I grabbed a handful of these a week ago during a visit to a new B&M I found (don’t you just love finding a new B&M). I picked up a few #9s and a couple of #2s for when I’ve got more time. This review will be for the #9 which is 4.75×48.
Upon removing it from the cellophane I was greeted with a slightly oily, dark wrapper with a very light dusting of plume near the cap which I took as a good sign of both the cigar and the new B&M. The one vein I could see could barely be felt, the entire wrapper was very smooth. The cut was very clean and the pre-light draw was just right, yielding a nice mild tobacco flavor.
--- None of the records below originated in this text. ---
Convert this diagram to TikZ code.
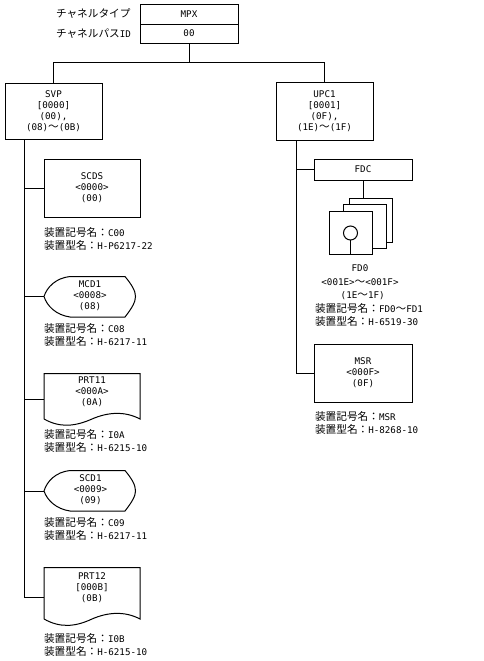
\documentclass[tikz,border=0pt]{standalone}
\usepackage{fontspec}
\newfontfamily\jpf{Noto Sans CJK JP}
\newfontfamily\latf{DejaVu Sans Mono}
\newcommand{\lt}[1]{{\fontsize{6.9}{8.25}\selectfont\latf #1}}
\newcommand{\jt}[1]{{\fontsize{8}{8.25}\selectfont\jpf #1}}
\newcommand{\wv}{\jt{～}}
\newcommand{\devlabel}[2]{\jt{装置記号名：}\lt{#1}\\[1.4pt]\jt{装置型名：}\lt{#2}}
\begin{document}
\begin{tikzpicture}[x=0.75pt,y=-0.75pt,
  every node/.style={inner sep=0pt,outer sep=0pt},
  every path/.style={line width=0.75pt},
  box/.style={draw=black,align=center,font=\fontsize{6.9}{8.25}\selectfont\latf},
  txt/.style={align=center,font=\fontsize{6.9}{8.25}\selectfont\latf},
  devcap/.style={align=left,anchor=north west,font=\fontsize{6.9}{8.25}\selectfont\latf},
  hdr/.style={anchor=west,align=left}]
\useasboundingbox (0,0) rectangle (484,661);
\fill[white] (0,0) rectangle (484,661);

% header
\node[box,minimum width=73.5pt,minimum height=15pt] (mpx) at (189,14) {MPX};
\node[box,minimum width=73.5pt,minimum height=14.25pt] (ch) at (189,33.5) {00};
\node[hdr] (hdr1) at (56,14) {\jt{チャネルタイプ}};
\node[hdr] (hdr2) at (56,34) {\jt{チャネルパス}\lt{ID}};

% main boxes
\node[box,minimum width=72.75pt,minimum height=42pt] (svp) at (53.5,111) {SVP\\{}[0000]\\(00),\\(08)\wv(0B)};
\node[box,minimum width=72.75pt,minimum height=43.5pt] (upc) at (324.5,111) {UPC1\\{}[0001]\\(0F),\\(1E)\wv(1F)};
\coordinate (busl) at (53.5,62);
\coordinate (busr) at (324.5,62);
\coordinate (busm) at (189,62);
\draw (ch.south) -- (busm);
\draw (svp.north) -- (busl) -- (busr) -- (upc.north);

% left branch
\coordinate (ltop) at (24,139);
\node[box,minimum width=72pt,minimum height=43.5pt] (scds) at (92,188) {SCDS\\<0000>\\(00)};
\node[devcap] (scdsc) at (44,227.5) {\devlabel{C00}{H-P6217-22}};

\draw (125,276.5) -- (70,276.5) .. controls (56,278) and (47,287) .. (44,296.5) coordinate (mcdw) .. controls (47,306) and (56,315) .. (70,317) -- (125,317) .. controls (132,308) and (135.5,302) .. (135.5,296.5) .. controls (135.5,291) and (132,285) .. (125,276.5);
\node[txt] (mcd) at (90,296) {MCD1\\<0008>\\(08)};
\node[devcap] (mcdc) at (44,323.5) {\devlabel{C08}{H-6217-11}};

\draw (44,419) -- (44,373.5) -- (140,373.5) -- (140,419) .. controls (125,411) and (108,412) .. (92,419) .. controls (75,426.5) and (60,428) .. (44,419);
\coordinate (prt1w) at (44,399);
\node[txt] (prt1) at (92,392) {PRT11\\<000A>\\(0A)};
\node[devcap] (prt1c) at (44,429.5) {\devlabel{I0A}{H-6215-10}};

\draw (125,470.5) -- (70,470.5) .. controls (56,472) and (47,481) .. (44,491) coordinate (scdw) .. controls (47,500) and (56,509) .. (70,511) -- (125,511) .. controls (132,502) and (135.5,496) .. (135.5,491) .. controls (135.5,485) and (132,479) .. (125,470.5);
\node[txt] (scd) at (90.5,490) {SCD1\\<0009>\\(09)};
\node[devcap] (scdc) at (44,518) {\devlabel{C09}{H-6217-11}};

\draw (44,619) -- (44,567.5) -- (140,567.5) -- (140,619) .. controls (125,611) and (108,612) .. (92,619) .. controls (75,627) and (60,628) .. (44,619);
\coordinate (prt2w) at (44,597);
\node[txt] (prt2) at (92,588) {PRT12\\{}[000B]\\(0B)};
\node[devcap] (prt2c) at (44,633.5) {\devlabel{I0B}{H-6215-10}};

\draw (ltop) -- (ltop |- prt2w) -- (prt2w);
\draw (ltop |- scds.west) -- (scds.west);
\draw (ltop |- mcdw) -- (mcdw);
\draw (ltop |- prt1w) -- (prt1w);
\draw (ltop |- scdw) -- (scdw);

% right branch
\coordinate (rtop) at (296,140);
\node[box,minimum width=73.5pt,minimum height=15.75pt] (fdc) at (363,169.5) {FDC};
\node[box,minimum width=73.5pt,minimum height=43.5pt] (msr) at (363,373) {MSR\\<000F>\\(0F)};
\draw (rtop) -- (rtop |- msr.west) -- (msr.west);
\draw (rtop |- fdc.west) -- (fdc.west);

% floppy stack
\node[draw,fill=white,minimum width=32.25pt,minimum height=33pt] (fd3) at (370.5,220) {};
\node[draw,fill=white,minimum width=32.25pt,minimum height=33pt] (fd2) at (364.5,226.5) {};
\node[draw,fill=white,minimum width=32.25pt,minimum height=32.25pt] (fd1) at (351,232.5) {};
\draw (fdc.south) -- (fdc.south |- fd3.north);
\node[draw,fill=white,circle,minimum size=10.5pt] (hole) at (350.5,233) {};
\draw (hole.south) -- (hole.south |- fd1.south);

\node[txt] (fdt) at (360,282.5) {FD0\\[2pt]\lt{<001E>}\wv\lt{<001F>}\\[2pt]\hspace*{4pt}(1E\wv 1F)};
\node[devcap] (fdc2) at (315,303.5) {\devlabel{FD0\wv FD1}{H-6519-30}};
\node[devcap] (msrc) at (315,411.5) {\devlabel{MSR}{H-8268-10}};
\end{tikzpicture}
\end{document}
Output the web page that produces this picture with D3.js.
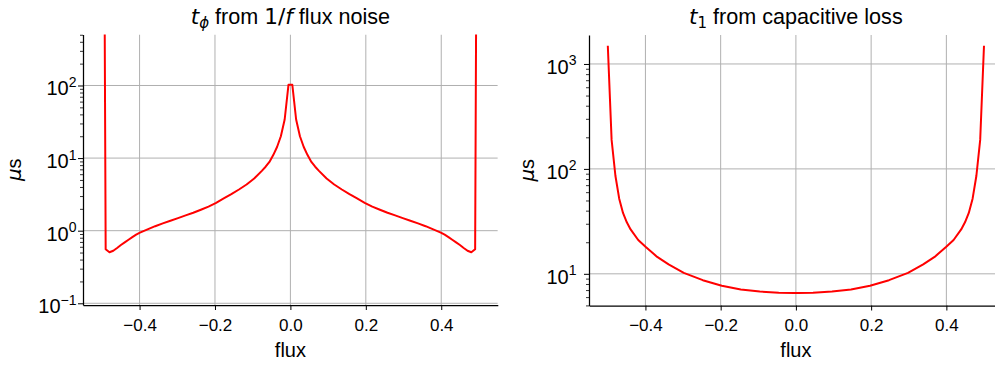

The first couple of draws produced plenty of smoke and the familiar maduro flavor, though not quite as sweet as some others I’ve had. I found the first and second third of this cigar to be rather mild and one-dimensional. Nothing really bad to say about it, just not very complex, pretty much the same flavor throughout. The ash was rather dark, resembling the ash of the Cuban cigars I’ve had the pleasure to smoke. The ash dropped as a little pellet as the burn got into the second third and the body began to build ever so slightly. The burn wasn’t very straight through the first two thirds and required a couple of touch-ups.
The last third is where this cigar really began to come alive, I really wish the entire thing could have been just like this. The body picked up while retaining the smooth, light finish, picking up some leathery tones and the slightest bit of spice. I am usually tiring of a cigar into the last third but this one just got better and better. I smoked it down to about a half of an inch, something pretty rare for me personally.
I smoked the other one of these I picked up the next night with much the same results. While being rather one dimensional through the first two thirds it really came into its own in the last third and I smoked it down to about 1/2 inch. The aroma on this cigar was unique and rather pleasant, probably one of the better smelling cigars I’ve smoked.